Product Description
Ignatius and Polycarp are two of the most significant individuals in Christian history. Both were church leaders at a time when the Roman Empire persecuted believers, and both suffered martyrdom on account of their public confession of Christ. Ignatius lived at the close of the Apostolic age, and church tradition associates him with the disciples of Jesus. His death occurred during the first decade of the second century. Along his way to the arena, Ignatius penned letters to the churches he was about to encounter. Seven of these letters have survived, and they remain as literary treasures from the early church.
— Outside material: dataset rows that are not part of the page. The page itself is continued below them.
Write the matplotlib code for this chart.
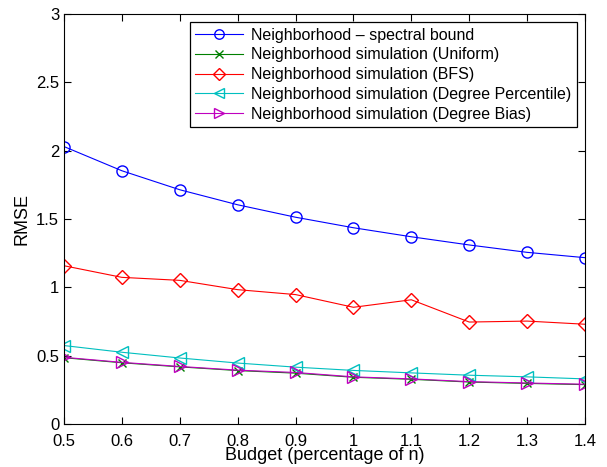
import matplotlib
matplotlib.use("Agg")
import matplotlib.pyplot as plt

plt.rcParams['font.family'] = ['Liberation Sans', 'DejaVu Sans']

budget = [0.5, 0.6, 0.7, 0.8, 0.9, 1.0, 1.1, 1.2, 1.3, 1.4]
spectral = [2.03, 1.853, 1.714, 1.604, 1.513, 1.436, 1.37, 1.31, 1.256, 1.217]
uniform = [0.485, 0.448, 0.418, 0.391, 0.372, 0.342, 0.327, 0.307, 0.297, 0.288]
bfs = [1.158, 1.073, 1.051, 0.983, 0.947, 0.854, 0.909, 0.746, 0.753, 0.73]
deg_pct = [0.574, 0.525, 0.483, 0.446, 0.416, 0.392, 0.374, 0.357, 0.345, 0.330]
deg_bias = [0.488, 0.451, 0.421, 0.394, 0.377, 0.345, 0.330, 0.310, 0.300, 0.291]

labels = ["Neighborhood \u2013 spectral bound",
          "Neighborhood simulation (Uniform)",
          "Neighborhood simulation (BFS)",
          "Neighborhood simulation (Degree Percentile)",
          "Neighborhood simulation (Degree Bias)"]

fig = plt.figure(figsize=(6.07, 4.67), dpi=100)
ax = fig.add_axes([64 / 607, 43 / 467, 521 / 607, 410 / 467])

lw = 0.8
ax.plot(budget, spectral, color='#0000ff', marker='o', ms=8, mfc='none', lw=lw, label=labels[0])
ax.plot(budget, uniform, color='#008000', marker='x', ms=6, mfc='none', lw=lw, label=labels[1])
ax.plot(budget, bfs, color='#ff0000', marker='D', ms=7, mfc='none', lw=lw, label=labels[2])
ax.plot(budget, deg_pct, color='#00bfbf', marker='<', ms=9, mfc='none', lw=lw, label=labels[3])
ax.plot(budget, deg_bias, color='#bf00bf', marker='>', ms=9, mfc='none', lw=lw, label=labels[4])

ax.set_xlim(0.5, 1.4)
ax.set_ylim(0, 3)
ax.set_xticks(budget)
ax.set_xticklabels(['0.5', '0.6', '0.7', '0.8', '0.9', '1', '1.1', '1.2', '1.3', '1.4'])
ax.set_yticks([0, 0.5, 1, 1.5, 2, 2.5, 3])
ax.set_yticklabels(['0', '0.5', '1', '1.5', '2', '2.5', '3'])
ax.tick_params(direction='in', top=True, right=True, labelsize=12, length=5)
ax.tick_params(axis='x', pad=7)
ax.set_xlabel('Budget (percentage of n)', fontsize=13, labelpad=-1)
ax.set_ylabel('RMSE', fontsize=13, labelpad=4)

leg = ax.legend(loc='upper right', fontsize=11.5, frameon=True, fancybox=False,
                edgecolor='black', framealpha=1, borderaxespad=0.5,
                handlelength=3.0, handletextpad=0.5, labelspacing=0.3,
                borderpad=0.35, markerscale=0.85)
leg.get_frame().set_linewidth(0.9)

fig.savefig('out.png', dpi=100)
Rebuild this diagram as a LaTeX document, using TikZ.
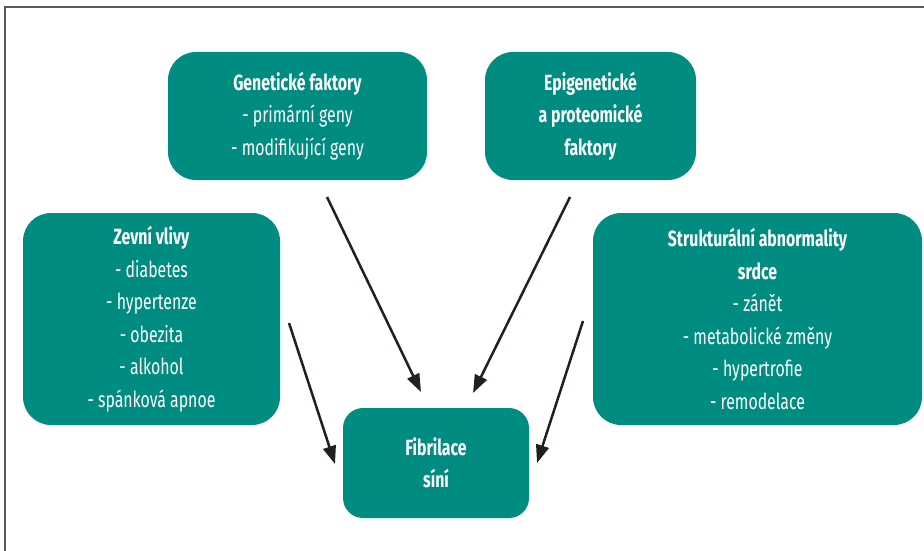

One of the epistles he wrote was addressed to Polycarp, a younger disciple in leadership at the church of Smyrna. Ignatius asked Polycarp to collect his letters; and this is the reason they are extant today. Unfortunately, the same cannot be said for the letters of Polycarp, for only one has been preserved. He was a pillar of the church of Asia Minor, and at his martyrdom the Romans called him "the father of Christianity."
Hundreds of books and articles have been written about these two remarkable characters. In 1885, J. B. Lightfoot published the definitive edition on their writings, and dozens of responses were immediately printed in journals and periodicals around the world. W. F. Adeney wrote one such response in a thirty-seven-page article. After he summarizes the present state of scholarship on the works, he compares Lightfoot's conclusions with those of other leading experts in the field. He addresses the controversy regarding the authenticity of the Ignatian epistles and includes a careful analysis on their three recensions. Adeney discusses the attitudes of these men toward martyrdom, and draws a portrait of their lives and the culture in which they lived in order to better understand the early church. He then moves on to Polycarp with a similar treatment of the issues, especially emphasizing his use of scripture. Adeney covers the theology embraced by each man and closes his article with the role of a bishop in the second century.
About the Author
Walter Frederic Adeney was born at Ealing, Middlesex, England, on March 14, 1849. He was educated at New College and University College, London. For seventeen years he served as pastor of the Congregational Church at Acton, London (1872-1889), while he also lectured on biblical and systematic theology at New College, London. In 1889 Adeney was appointed professor of New Testament exegesis and church history at the College, a position he held until 1903. During this same period he was a lecturer on church history in Hackney College, London. In 1903 he became the principal of Lancastershire College, in the University of Manchester, where two years later he was appointed lecturer on the history of doctrine. Adeney had a broad understanding of the Bible and wrote several commentaries, including nine for the "Pulpit Commentary" series. In addition to the countless articles he contributed to periodicals, he wrote extensively for Hastings's "Dictionary of the Bible." Adeney died in 1920.